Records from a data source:
________________

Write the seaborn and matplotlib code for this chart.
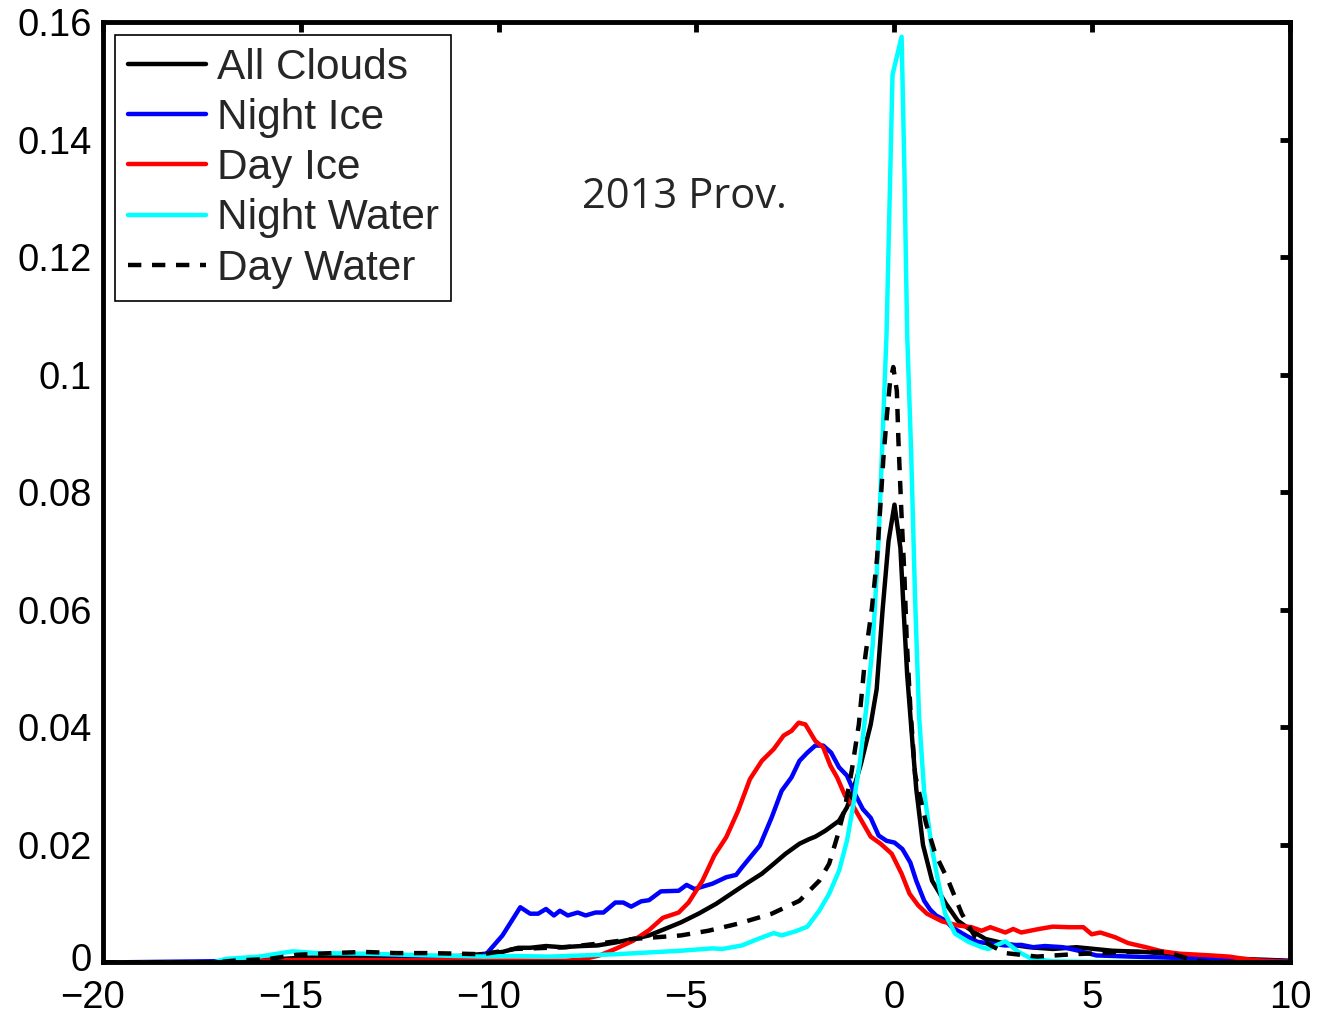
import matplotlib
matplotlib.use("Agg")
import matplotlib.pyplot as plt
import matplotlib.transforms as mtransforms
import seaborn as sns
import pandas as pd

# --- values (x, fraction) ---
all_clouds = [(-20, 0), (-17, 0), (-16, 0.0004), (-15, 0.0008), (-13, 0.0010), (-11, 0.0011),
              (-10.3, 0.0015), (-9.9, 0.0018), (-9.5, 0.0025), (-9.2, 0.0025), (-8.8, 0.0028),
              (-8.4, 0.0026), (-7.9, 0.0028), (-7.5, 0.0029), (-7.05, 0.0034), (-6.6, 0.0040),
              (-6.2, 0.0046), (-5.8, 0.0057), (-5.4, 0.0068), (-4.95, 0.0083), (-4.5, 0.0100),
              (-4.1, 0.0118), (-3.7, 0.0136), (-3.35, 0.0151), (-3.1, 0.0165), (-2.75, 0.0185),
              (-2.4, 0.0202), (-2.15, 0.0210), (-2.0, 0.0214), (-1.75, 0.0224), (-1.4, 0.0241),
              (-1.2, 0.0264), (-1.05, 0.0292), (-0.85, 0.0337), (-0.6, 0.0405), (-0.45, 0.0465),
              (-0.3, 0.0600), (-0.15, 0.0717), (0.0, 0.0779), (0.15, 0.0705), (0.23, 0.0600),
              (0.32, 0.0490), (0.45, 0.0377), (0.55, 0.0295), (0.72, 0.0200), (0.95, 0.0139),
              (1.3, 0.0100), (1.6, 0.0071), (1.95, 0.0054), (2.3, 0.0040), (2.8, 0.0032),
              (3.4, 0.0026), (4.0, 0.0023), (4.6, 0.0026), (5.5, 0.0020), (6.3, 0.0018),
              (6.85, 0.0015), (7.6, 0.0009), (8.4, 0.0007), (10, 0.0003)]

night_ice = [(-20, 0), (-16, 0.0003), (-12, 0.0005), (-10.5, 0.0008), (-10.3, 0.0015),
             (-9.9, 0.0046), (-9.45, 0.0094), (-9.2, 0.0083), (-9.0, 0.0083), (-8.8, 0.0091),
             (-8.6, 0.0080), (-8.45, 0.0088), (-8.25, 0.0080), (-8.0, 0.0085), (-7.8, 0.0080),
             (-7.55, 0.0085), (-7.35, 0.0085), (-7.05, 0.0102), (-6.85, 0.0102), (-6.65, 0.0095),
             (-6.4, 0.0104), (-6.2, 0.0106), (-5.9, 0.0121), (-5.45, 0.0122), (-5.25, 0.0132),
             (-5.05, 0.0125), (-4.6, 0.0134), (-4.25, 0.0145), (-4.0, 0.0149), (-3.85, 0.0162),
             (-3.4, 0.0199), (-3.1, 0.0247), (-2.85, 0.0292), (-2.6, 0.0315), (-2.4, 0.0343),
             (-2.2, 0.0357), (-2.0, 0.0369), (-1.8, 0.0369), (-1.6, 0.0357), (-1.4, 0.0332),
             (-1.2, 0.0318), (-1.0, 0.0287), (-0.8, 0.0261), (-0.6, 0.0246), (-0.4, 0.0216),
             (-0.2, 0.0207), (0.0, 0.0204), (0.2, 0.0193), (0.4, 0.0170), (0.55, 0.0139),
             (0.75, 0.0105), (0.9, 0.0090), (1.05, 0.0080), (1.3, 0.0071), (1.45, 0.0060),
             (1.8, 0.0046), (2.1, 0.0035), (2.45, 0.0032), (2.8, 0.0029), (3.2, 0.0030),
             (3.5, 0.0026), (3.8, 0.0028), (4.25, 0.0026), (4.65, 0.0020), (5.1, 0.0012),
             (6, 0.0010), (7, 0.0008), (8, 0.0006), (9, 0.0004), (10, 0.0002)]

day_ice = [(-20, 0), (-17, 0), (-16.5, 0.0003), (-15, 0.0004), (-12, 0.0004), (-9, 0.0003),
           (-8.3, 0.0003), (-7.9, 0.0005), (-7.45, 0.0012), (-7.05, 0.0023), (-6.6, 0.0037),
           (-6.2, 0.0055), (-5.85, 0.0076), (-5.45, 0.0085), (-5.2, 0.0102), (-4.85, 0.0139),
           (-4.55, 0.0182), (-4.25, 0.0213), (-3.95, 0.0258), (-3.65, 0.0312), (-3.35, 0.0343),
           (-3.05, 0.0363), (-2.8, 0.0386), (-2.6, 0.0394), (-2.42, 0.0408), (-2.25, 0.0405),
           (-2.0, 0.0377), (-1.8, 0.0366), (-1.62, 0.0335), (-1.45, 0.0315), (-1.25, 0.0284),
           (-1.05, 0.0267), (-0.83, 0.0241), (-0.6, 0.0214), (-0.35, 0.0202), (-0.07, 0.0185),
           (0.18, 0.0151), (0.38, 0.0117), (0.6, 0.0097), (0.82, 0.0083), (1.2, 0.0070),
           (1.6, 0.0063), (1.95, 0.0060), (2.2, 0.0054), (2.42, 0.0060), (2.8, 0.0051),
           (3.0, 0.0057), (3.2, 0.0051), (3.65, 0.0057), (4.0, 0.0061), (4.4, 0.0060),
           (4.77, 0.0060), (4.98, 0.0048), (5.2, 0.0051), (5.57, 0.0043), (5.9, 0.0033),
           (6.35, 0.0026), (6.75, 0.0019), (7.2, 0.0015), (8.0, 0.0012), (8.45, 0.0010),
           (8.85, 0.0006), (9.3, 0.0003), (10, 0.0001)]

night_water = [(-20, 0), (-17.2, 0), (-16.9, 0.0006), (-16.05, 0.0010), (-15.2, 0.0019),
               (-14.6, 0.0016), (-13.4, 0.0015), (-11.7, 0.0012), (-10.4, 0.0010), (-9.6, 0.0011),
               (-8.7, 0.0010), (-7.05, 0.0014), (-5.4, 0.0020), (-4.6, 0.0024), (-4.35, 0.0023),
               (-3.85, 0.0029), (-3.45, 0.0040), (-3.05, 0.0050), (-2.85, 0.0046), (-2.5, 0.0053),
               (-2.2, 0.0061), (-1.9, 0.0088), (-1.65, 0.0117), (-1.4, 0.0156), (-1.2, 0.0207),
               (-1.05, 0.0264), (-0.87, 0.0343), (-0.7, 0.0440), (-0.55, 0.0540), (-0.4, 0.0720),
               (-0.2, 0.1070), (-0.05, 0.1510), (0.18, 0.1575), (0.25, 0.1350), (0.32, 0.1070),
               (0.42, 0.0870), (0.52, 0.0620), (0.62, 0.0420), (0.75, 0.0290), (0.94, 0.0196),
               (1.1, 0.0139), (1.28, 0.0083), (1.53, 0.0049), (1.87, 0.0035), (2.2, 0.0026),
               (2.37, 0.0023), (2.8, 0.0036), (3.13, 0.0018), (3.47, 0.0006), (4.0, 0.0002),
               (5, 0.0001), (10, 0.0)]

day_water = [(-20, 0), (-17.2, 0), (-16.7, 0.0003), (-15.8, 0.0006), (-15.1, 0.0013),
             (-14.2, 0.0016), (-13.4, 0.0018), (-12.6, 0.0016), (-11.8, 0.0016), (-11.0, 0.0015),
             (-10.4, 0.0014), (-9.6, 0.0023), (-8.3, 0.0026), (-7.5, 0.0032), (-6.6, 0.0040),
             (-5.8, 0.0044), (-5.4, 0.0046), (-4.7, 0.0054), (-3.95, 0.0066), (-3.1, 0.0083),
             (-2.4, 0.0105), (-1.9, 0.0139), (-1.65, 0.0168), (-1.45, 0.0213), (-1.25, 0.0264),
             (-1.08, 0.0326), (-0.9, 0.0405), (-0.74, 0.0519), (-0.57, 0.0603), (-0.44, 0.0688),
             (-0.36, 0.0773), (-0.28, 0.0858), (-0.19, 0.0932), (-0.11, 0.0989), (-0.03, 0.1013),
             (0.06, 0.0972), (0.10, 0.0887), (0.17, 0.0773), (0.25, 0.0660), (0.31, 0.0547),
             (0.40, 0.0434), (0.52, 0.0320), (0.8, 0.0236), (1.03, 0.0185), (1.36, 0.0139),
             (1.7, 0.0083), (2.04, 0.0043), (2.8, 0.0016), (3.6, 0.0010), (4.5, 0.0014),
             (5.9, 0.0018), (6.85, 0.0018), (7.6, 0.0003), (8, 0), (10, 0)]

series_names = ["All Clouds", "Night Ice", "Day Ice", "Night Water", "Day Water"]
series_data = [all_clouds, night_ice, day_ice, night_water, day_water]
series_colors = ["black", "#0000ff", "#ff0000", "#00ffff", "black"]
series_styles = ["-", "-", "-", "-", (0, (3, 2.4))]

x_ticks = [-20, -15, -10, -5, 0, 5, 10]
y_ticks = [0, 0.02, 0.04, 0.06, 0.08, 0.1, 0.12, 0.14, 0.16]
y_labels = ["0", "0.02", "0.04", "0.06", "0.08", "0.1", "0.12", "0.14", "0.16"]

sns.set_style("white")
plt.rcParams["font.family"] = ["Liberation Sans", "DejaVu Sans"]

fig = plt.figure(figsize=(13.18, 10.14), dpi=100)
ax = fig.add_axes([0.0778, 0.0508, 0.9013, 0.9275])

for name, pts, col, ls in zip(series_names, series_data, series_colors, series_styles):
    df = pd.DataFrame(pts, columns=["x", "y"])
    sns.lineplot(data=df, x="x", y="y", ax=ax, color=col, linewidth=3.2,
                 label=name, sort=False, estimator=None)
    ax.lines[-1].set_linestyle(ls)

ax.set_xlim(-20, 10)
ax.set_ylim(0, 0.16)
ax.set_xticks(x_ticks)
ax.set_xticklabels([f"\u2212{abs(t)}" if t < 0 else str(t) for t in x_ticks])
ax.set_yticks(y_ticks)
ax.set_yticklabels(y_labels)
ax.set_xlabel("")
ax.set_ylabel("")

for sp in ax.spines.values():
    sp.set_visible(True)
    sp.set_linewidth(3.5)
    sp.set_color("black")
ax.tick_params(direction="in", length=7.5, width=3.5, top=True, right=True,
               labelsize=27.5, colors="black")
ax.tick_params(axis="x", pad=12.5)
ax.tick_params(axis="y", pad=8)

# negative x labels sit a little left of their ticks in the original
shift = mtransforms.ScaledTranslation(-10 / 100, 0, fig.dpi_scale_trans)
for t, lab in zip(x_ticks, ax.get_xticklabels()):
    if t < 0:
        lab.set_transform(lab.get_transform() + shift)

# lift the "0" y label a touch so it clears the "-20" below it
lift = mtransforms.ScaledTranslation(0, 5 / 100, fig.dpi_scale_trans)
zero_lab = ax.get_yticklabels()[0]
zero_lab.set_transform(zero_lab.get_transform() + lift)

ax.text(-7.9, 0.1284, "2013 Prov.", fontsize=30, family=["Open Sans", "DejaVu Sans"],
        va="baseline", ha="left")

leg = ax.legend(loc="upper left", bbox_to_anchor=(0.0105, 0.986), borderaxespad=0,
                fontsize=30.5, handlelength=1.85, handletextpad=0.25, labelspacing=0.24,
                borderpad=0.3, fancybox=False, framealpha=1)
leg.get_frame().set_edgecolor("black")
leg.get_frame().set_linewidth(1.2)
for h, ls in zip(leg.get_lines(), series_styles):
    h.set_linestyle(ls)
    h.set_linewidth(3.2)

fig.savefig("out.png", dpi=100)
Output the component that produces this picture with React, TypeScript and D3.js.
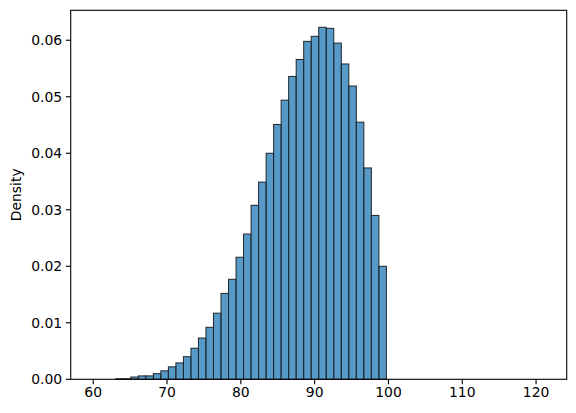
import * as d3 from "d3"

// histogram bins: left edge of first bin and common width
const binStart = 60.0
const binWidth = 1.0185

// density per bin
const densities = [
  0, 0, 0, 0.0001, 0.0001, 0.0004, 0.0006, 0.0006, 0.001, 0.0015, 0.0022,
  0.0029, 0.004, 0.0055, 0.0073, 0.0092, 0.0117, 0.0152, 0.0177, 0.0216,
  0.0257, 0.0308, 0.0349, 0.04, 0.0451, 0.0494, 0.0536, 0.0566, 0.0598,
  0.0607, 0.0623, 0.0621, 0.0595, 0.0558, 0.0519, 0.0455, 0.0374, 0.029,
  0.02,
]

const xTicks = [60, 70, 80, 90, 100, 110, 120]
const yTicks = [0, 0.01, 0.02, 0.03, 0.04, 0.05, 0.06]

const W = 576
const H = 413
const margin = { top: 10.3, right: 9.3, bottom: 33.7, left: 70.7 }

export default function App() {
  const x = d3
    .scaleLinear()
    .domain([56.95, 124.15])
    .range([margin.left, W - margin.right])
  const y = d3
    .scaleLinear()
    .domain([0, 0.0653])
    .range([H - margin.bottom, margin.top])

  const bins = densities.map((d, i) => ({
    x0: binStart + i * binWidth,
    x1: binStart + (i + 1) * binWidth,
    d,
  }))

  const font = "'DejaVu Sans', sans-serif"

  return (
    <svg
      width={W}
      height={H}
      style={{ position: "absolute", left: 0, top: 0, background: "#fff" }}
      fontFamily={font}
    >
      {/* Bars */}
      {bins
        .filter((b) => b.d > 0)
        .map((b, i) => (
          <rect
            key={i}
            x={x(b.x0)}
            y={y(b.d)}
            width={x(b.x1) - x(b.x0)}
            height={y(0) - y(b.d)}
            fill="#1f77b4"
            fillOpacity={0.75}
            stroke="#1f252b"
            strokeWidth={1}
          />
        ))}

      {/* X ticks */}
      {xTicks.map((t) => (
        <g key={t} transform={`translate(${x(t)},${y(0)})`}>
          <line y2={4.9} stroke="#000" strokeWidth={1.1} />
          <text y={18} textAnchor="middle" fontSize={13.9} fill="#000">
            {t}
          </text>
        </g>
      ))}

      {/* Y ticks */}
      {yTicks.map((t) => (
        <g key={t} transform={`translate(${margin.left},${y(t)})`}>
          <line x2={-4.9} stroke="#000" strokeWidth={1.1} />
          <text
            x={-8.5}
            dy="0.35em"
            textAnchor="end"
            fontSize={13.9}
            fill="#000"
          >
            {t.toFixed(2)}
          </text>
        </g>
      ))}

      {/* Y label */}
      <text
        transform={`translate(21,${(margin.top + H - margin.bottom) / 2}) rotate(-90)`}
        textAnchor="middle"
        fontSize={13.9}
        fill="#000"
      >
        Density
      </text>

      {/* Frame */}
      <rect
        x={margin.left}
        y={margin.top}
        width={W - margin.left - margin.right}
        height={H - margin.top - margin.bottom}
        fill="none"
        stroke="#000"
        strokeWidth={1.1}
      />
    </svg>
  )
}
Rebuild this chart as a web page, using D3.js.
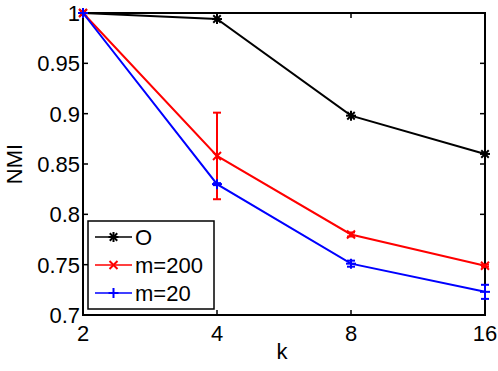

________________

__What to do__
Please quote the lines of the material, beginning with the first and ending with the one that contains "(6.85, 0.0015), (7.6, 0.0009), (8.4, 0.0007), (10, 0.0003)]", exactly as written and without any pictures.

__Task answer__
Write the seaborn and matplotlib code for this chart.
import matplotlib
matplotlib.use("Agg")
import matplotlib.pyplot as plt
import matplotlib.transforms as mtransforms
import seaborn as sns
import pandas as pd

# --- values (x, fraction) ---
all_clouds = [(-20, 0), (-17, 0), (-16, 0.0004), (-15, 0.0008), (-13, 0.0010), (-11, 0.0011),
              (-10.3, 0.0015), (-9.9, 0.0018), (-9.5, 0.0025), (-9.2, 0.0025), (-8.8, 0.0028),
              (-8.4, 0.0026), (-7.9, 0.0028), (-7.5, 0.0029), (-7.05, 0.0034), (-6.6, 0.0040),
              (-6.2, 0.0046), (-5.8, 0.0057), (-5.4, 0.0068), (-4.95, 0.0083), (-4.5, 0.0100),
              (-4.1, 0.0118), (-3.7, 0.0136), (-3.35, 0.0151), (-3.1, 0.0165), (-2.75, 0.0185),
              (-2.4, 0.0202), (-2.15, 0.0210), (-2.0, 0.0214), (-1.75, 0.0224), (-1.4, 0.0241),
              (-1.2, 0.0264), (-1.05, 0.0292), (-0.85, 0.0337), (-0.6, 0.0405), (-0.45, 0.0465),
              (-0.3, 0.0600), (-0.15, 0.0717), (0.0, 0.0779), (0.15, 0.0705), (0.23, 0.0600),
              (0.32, 0.0490), (0.45, 0.0377), (0.55, 0.0295), (0.72, 0.0200), (0.95, 0.0139),
              (1.3, 0.0100), (1.6, 0.0071), (1.95, 0.0054), (2.3, 0.0040), (2.8, 0.0032),
              (3.4, 0.0026), (4.0, 0.0023), (4.6, 0.0026), (5.5, 0.0020), (6.3, 0.0018),
              (6.85, 0.0015), (7.6, 0.0009), (8.4, 0.0007), (10, 0.0003)]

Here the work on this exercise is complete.